SINGAPORE - Track and field athlete Tia Rozario expects her impending move to the United States to be "a bit tough" as it will be the first time she is overseas without her parents.
The 18-year-old, who has been accepted to Princeton University, will leave armed with the advice of a fellow athlete who has done the same and succeeded - Olympic champion Joseph Schooling.
Rozario is the first recipient of the Joseph Schooling Sports Grant, a $5,000 cash award to support talented Eurasians in their sporting and academic pursuits.
The grant was launched last year by the Eurasian Association, Schooling and his parents.
Schooling, who handed out the award on Saturday (March 2), drew on his own experience of attending the Bolles School and University of Texas in the US.
He said: "I told (Rozario) a lot of people are going to try to tell you to do different things... never listen to all these things, you're doing it for yourself and not for anyone else."
Recalling that it was his circle of friends that kept him going through hard times, the 23-year-old added: "I told her college is a huge melting pot... some people are there to do athletics, some people are there to be heart surgeons, some people are just there to have fun.
"You need to very quickly differentiate which group of people you want to be with.
"It's very important for your future, so once you figure that out, get into the groove and be more comfortable, everything will start clicking."
Singapore Sports School graduate Rozario hopes she can do the association and the Schoolings proud, and inspire younger athletes.
"In receiving this, I'm an ambassador, a student-athlete who is going to pursue sport in university while also studying.
"It shows people that you can and should do both.
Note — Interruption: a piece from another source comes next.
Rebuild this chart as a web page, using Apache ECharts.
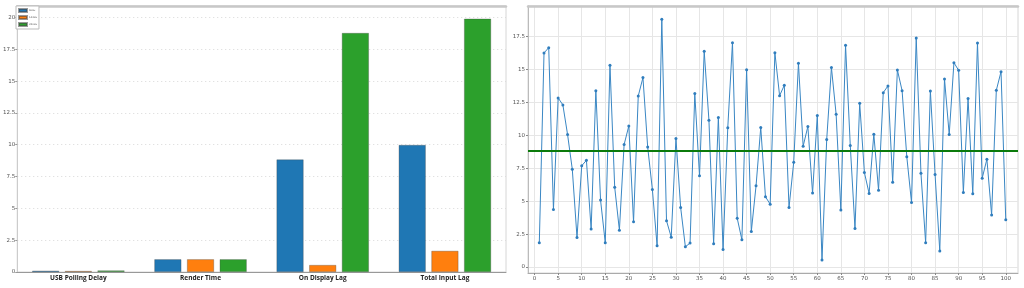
<!DOCTYPE html>
<html>
<head>
<meta charset="utf-8">
<script src="https://cdn.jsdelivr.net/npm/echarts@6/dist/echarts.min.js"></script>
<style>
  html, body { margin: 0; padding: 0; background: #fff; }
  #chart { width: 1024px; height: 288px; }
</style>
</head>
<body>
<div id="chart"></div>
<script>
// left panel: latency components per setup
const categories = ["USB Polling Delay", "Render Time", "On Display Lag", "Total Input Lag"];
const seriesNames = ["60Hz", "144Hz", "240Hz"];
const blueValues = [0.1, 1.0, 8.84, 9.98];
const orangeValues = [0.08, 1.0, 0.55, 1.66];
const greenValues = [0.12, 1.0, 18.78, 19.9];
const barColors = ["#1f77b4", "#ff7f0e", "#2ca02c"];
const leftTicks = [0, 2.5, 5, 7.5, 10, 12.5, 15, 17.5, 20];

// right panel: per-sample lag
const lagValues = [
  1.84, 16.24, 16.64, 4.37, 12.83, 12.3, 10.05, 7.42, 2.25, 7.68,
  8.1, 2.88, 13.38, 5.08, 1.84, 15.3, 6.06, 2.8, 9.29, 10.7,
  3.43, 12.98, 14.37, 9.1, 5.88, 1.62, 18.79, 3.51, 2.27, 9.75,
  4.52, 1.54, 1.82, 13.16, 6.92, 16.36, 11.14, 1.77, 11.34, 1.34,
  10.56, 17.02, 3.71, 2.07, 14.97, 2.7, 6.16, 10.58, 5.33, 4.77,
  16.26, 13.0, 13.79, 4.52, 7.95, 15.45, 9.17, 10.66, 5.61, 11.49,
  0.53, 9.67, 15.13, 11.59, 4.32, 16.82, 9.22, 2.93, 12.42, 7.17,
  5.58, 10.08, 5.83, 13.23, 13.74, 6.44, 14.95, 13.38, 8.36, 4.9,
  17.37, 7.12, 1.84, 13.36, 7.02, 1.21, 14.27, 10.05, 15.5, 14.92,
  5.66, 12.78, 5.56, 17.0, 6.74, 8.18, 3.94, 13.41, 14.82, 3.59
];
const rightXTicks = [0, 5, 10, 15, 20, 25, 30, 35, 40, 45, 50, 55, 60, 65, 70, 75, 80, 85, 90, 95, 100];
const rightYTicks = [0, 2.5, 5, 7.5, 10, 12.5, 15, 17.5];

const chart = echarts.init(document.getElementById("chart"));

const tickFont = { fontFamily: "DejaVu Sans", fontSize: 5.5, color: "#555" };
const barSeries = [blueValues, orangeValues, greenValues].map((vals, i) => ({
  name: seriesNames[i],
  type: "bar",
  xAxisIndex: 0,
  yAxisIndex: 0,
  data: vals,
  barWidth: 27,
  barGap: "21%",
  itemStyle: { color: barColors[i], borderColor: "rgba(70,70,70,0.55)", borderWidth: 0.6 },
}));

const option = {
  animation: false,
  backgroundColor: "#fff",
  legend: {
    data: seriesNames,
    orient: "vertical",
    left: 16,
    top: 6,
    icon: "rect",
    itemWidth: 8,
    itemHeight: 3,
    itemGap: 2,
    padding: [2, 2],
    borderColor: "#bbb",
    borderWidth: 1,
    backgroundColor: "#fff",
    textStyle: { fontSize: 2.5, lineHeight: 3, padding: [0, 0, 0, -3], color: "#555", fontFamily: "DejaVu Sans" },
  },
  grid: [
    { left: 16, top: 6, width: 490, height: 266, show: true, borderColor: "#d6d6d6", borderWidth: 1 },
    { left: 528, top: 6, width: 490, height: 267, show: true, borderColor: "#d6d6d6", borderWidth: 1 },
  ],
  xAxis: [
    {
      type: "category",
      gridIndex: 0,
      data: categories,
      axisLine: { onZero: false, lineStyle: { color: "#999", width: 1 } },
      axisTick: { show: false },
      axisLabel: { fontFamily: "Open Sans", fontWeight: "bold", fontSize: 6.5, color: "#222", margin: 3 },
      splitLine: { show: false },
    },
    {
      type: "value",
      gridIndex: 1,
      min: -1.4,
      max: 102.6,
      axisLine: { onZero: false, lineStyle: { color: "#aaa" } },
      axisTick: { customValues: rightXTicks, length: 2, lineStyle: { color: "#888" } },
      axisLabel: Object.assign({ customValues: rightXTicks, margin: 3 }, tickFont),
      splitLine: { show: true, lineStyle: { color: "#e6e6e6", width: 1 } },
    },
    {
      type: "value",
      gridIndex: 0,
      position: "top",
      min: 0,
      max: 1,
      axisLine: { onZero: false, lineStyle: { color: "#c8c8c8", width: 2.5 } },
      axisTick: { show: false },
      axisLabel: { show: false },
      splitLine: { show: false },
    },
    {
      type: "value",
      gridIndex: 1,
      position: "top",
      min: 0,
      max: 1,
      axisLine: { onZero: false, lineStyle: { color: "#c8c8c8", width: 2.5 } },
      axisTick: { show: false },
      axisLabel: { show: false },
      splitLine: { show: false },
    },
  ],
  yAxis: [
    {
      type: "value",
      gridIndex: 0,
      min: 0,
      max: 20.9,
      axisLine: { show: true, onZero: false, lineStyle: { color: "#ccc" } },
      axisTick: { show: true, customValues: leftTicks, length: 2, lineStyle: { color: "#999" } },
      axisLabel: Object.assign({ customValues: leftTicks, margin: 2 }, tickFont),
      splitLine: { show: true, lineStyle: { color: "#d8d8d8", type: [1, 3], width: 1 } },
    },
    {
      type: "value",
      gridIndex: 1,
      min: -0.45,
      max: 19.8,
      axisLine: { show: true, onZero: false, lineStyle: { color: "#bbb" } },
      axisTick: { show: true, customValues: rightYTicks, length: 2, lineStyle: { color: "#888" } },
      axisLabel: Object.assign({ customValues: rightYTicks, margin: 3 }, tickFont),
      splitLine: { show: true, lineStyle: { color: "#e6e6e6", width: 1 } },
    },
  ],
  series: barSeries.concat([
    {
      name: "lag",
      type: "line",
      xAxisIndex: 1,
      yAxisIndex: 1,
      data: lagValues.map((v, i) => [i + 1, v]),
      symbol: "circle",
      symbolSize: 3,
      lineStyle: { color: "#3a87c4", width: 1 },
      itemStyle: { color: "#2f7dbd" },
      markLine: {
        silent: true,
        symbol: "none",
        label: { show: false },
        lineStyle: { color: "#0b7a0b", width: 2, type: "solid" },
        data: [{ type: "average" }],
      },
    },
  ]),
};

chart.setOption(option);
</script>
</body>
</html>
There's a 'prime time' to pursue both, but you should never give up one for the other," said Rozario, who won the 100m hurdles event at the National School Games (NSG) from 2010 to 2018.
Speaking of transitions, Schooling himself is trying to get into the groove, having returned to Singapore for good last month after being based in the US for 10 years.
"The coaches are doing a great job so far at being patient with me, taking things slow and I really appreciate that," said Schooling, who will compete at the Singapore National Age-Group Swimming Championships this month.
"If I get into the groove of competing again I know the times will come, it's more of readjusting to life in Singapore and also finding a very good balance between social life and practice.
"Everything has changed from what I'm used to. I need to take this adjustment period slow and not rush anything, and I'll be set."